From the sobriety of the Plain Style to exuberance
The early period inherits the restraint of the so-called Plain Style, of Mannerist and Jesuit derivation: churches with a single nave, a deep chancel, lateral chapels and unadorned façades. Upon this sober architecture, however, Baroque taste went on accumulating ornament. The great protagonist is gilded woodcarving, a technique in which sculpted wood is covered with gold leaf, applied to altarpieces, triumphal arches and tribunes until the space is wholly clad — the so-called “interior in gold”. The woodcarving of the North, in particular, took on national characteristics that would culminate in the Joanine phase.
Alongside it, the azulejo asserts itself as the second great covering. The figurative blue-and-white panels, narrative and monumental, converse with the woodcarving and complete iconographic programmes of enormous density. This combination of gold and blue became one of the most recognisable signatures of Portuguese religious heritage.
The Joanine Baroque and the cycle of Brazilian gold
The reign of King João V (1707-1750) marks the apogee of the style. The gold and diamonds of Brazil financed patronage on a grand scale and opened Portugal to the direct influence of Rome. From this period comes the Joanine Baroque, a collective name for several currents that coexisted in the country. The greatest monument is the Convent of Mafra, designed by the German-born architect João Frederico Ludovice and raised between 1717 and 1730 — at once palace, basilica and monastery, with its basilica in polychrome marbles and a carillon of European fame.
The originality of the Portuguese Baroque lies not in structural rupture, but in the capacity to transform the interior of the temple into a total space, where architecture, sculpture, woodcarving and azulejo merge into a single sensory experience.
In the North, the Italian Nicolau Nasoni introduced a more dynamic plasticity. His masterpiece, the Clérigos Church and Tower in Porto, with the church’s elliptical plan and the tallest bell tower in the country, shows how the Baroque could also conquer the city and the exterior.
From the Rococo to the twilight of the style
In the mid-eighteenth century, the Baroque evolved into a lighter and more asymmetrical register. The Rococo in Portugal, with its epicentre in Braga and in the work of André Soares, found expression in shellwork, volutes and a more graceful decoration, before neoclassical taste and Pombaline rationality imposed new references. Even so, the Baroque legacy remains structuring in the Portuguese landscape: from the parish churches of the interior to the great sanctuaries, it is the style that most densely populates the territory with woodcarving, azulejo and architecture in the service of faith and of the representation of power.
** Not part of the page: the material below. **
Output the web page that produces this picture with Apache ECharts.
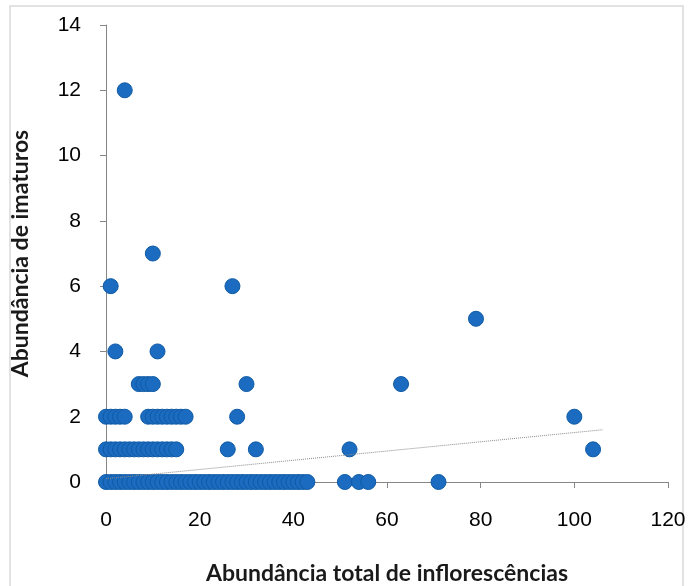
<!DOCTYPE html>
<html>
<head>
<meta charset="utf-8">
<script src="https://cdn.jsdelivr.net/npm/echarts@6/dist/echarts.min.js"></script>
<style>
html,body{margin:0;padding:0;background:#fff;}
#chart{width:689px;height:586px;}
</style>
</head>
<body>
<div id="chart"></div>
<script>
// Abundância total de inflorescências (x) and Abundância de imaturos (y)
var xValues = [
  0,1,2,3,4,5,6,7,8,9,10,11,12,13,14,15,16,17,18,19,20,21,22,23,24,25,26,27,28,29,30,31,32,33,34,35,36,37,38,39,40,41,42,43,51,54,56,71,
  0,1,2,3,4,5,6,7,8,9,10,11,12,13,14,15,26,32,52,104,
  0,1,2,3,4,9,10,11,12,13,14,15,16,17,28,100,
  7,8,9,10,30,63,
  2,11,
  79,
  1,27,
  10,
  4
];
var yValues = [
  0,0,0,0,0,0,0,0,0,0,0,0,0,0,0,0,0,0,0,0,0,0,0,0,0,0,0,0,0,0,0,0,0,0,0,0,0,0,0,0,0,0,0,0,0,0,0,0,
  1,1,1,1,1,1,1,1,1,1,1,1,1,1,1,1,1,1,1,1,
  2,2,2,2,2,2,2,2,2,2,2,2,2,2,2,2,
  3,3,3,3,3,3,
  4,4,
  5,
  6,6,
  7,
  12
];
var trendX = [0, 106];
var trendY = [0.1, 1.6];
var xTicks = [0, 20, 40, 60, 80, 100, 120];
var yTicks = [0, 2, 4, 6, 8, 10, 12, 14];

var points = xValues.map(function (x, i) { return [x, yValues[i]]; });
var trend = trendX.map(function (x, i) { return [x, trendY[i]]; });

var axisColor = '#868686';
var chart = echarts.init(document.getElementById('chart'));
chart.setOption({
  animation: false,
  backgroundColor: '#fff',
  graphic: [{
    type: 'rect',
    shape: { x: 10, y: 6, width: 673, height: 600 },
    style: { fill: 'none', stroke: '#d9d9d9', lineWidth: 1.5 },
    silent: true
  }],
  grid: { left: 106, right: 21, top: 25, bottom: 104, containLabel: false, outerBoundsMode: 'none' },
  xAxis: {
    type: 'value',
    min: xTicks[0], max: xTicks[xTicks.length - 1], interval: 20,
    name: 'Abundância total de inflorescências',
    nameLocation: 'middle', nameGap: 80,
    nameTextStyle: { fontFamily: 'Lato', fontWeight: 'bold', fontSize: 23, color: '#1a1a1a' },
    axisLine: { lineStyle: { color: axisColor, width: 1 } },
    axisTick: { show: true, inside: false, length: 6, lineStyle: { color: axisColor } },
    axisLabel: { margin: 28, fontFamily: 'Liberation Sans', fontSize: 21, color: '#000' },
    splitLine: { show: false }
  },
  yAxis: {
    type: 'value',
    min: yTicks[0], max: yTicks[yTicks.length - 1], interval: 2,
    name: 'Abundância de imaturos',
    nameLocation: 'middle', nameGap: 74, nameRotate: 90,
    nameTextStyle: { fontFamily: 'Lato', fontWeight: 'bold', fontSize: 23, color: '#1a1a1a' },
    axisLine: { show: true, lineStyle: { color: axisColor, width: 1 } },
    axisTick: { show: true, inside: false, length: 6, lineStyle: { color: axisColor } },
    axisLabel: { margin: 25, fontFamily: 'Liberation Sans', fontSize: 21, color: '#000' },
    splitLine: { show: false }
  },
  series: [
    {
      type: 'scatter',
      data: points,
      symbol: 'circle',
      symbolSize: 15,
      itemStyle: { color: '#1b6cc0', borderColor: '#0f5aa5', borderWidth: 1, opacity: 1 },
      z: 2
    },
    {
      type: 'line',
      data: trend,
      symbol: 'none',
      lineStyle: { color: '#8a8a8a', width: 1, type: 'dotted' },
      z: 3
    }
  ]
});
</script>
</body>
</html>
Frequently asked questions
- What sets the Portuguese Baroque apart from other European Baroques?
- Instead of the plastic exuberance of the curved Italian or German façades, the Portuguese Baroque favoured interior richness: complete coverings of gilded woodcarving and of blue-and-white azulejo over often sober architectural structures, heirs to the Mannerist Plain Style.
- What is the Joanine Baroque?
- It is the golden age of the Baroque in Portugal, associated with the reign of King João V (1707-1750) and financed by the gold and diamonds of Brazil. It is marked by monumental decorative schemes and by the influence of Roman art, visible at Mafra and in the Chapel of St John the Baptist at São Roque.
- Who were the main architects of the Portuguese Baroque?
- Outstanding among them are João Frederico Ludovice, designer of the Convent of Mafra; the Italian Nicolau Nasoni, active in Porto and author of the Clérigos Tower; and André Soares, a leading figure of the Braga Rococo.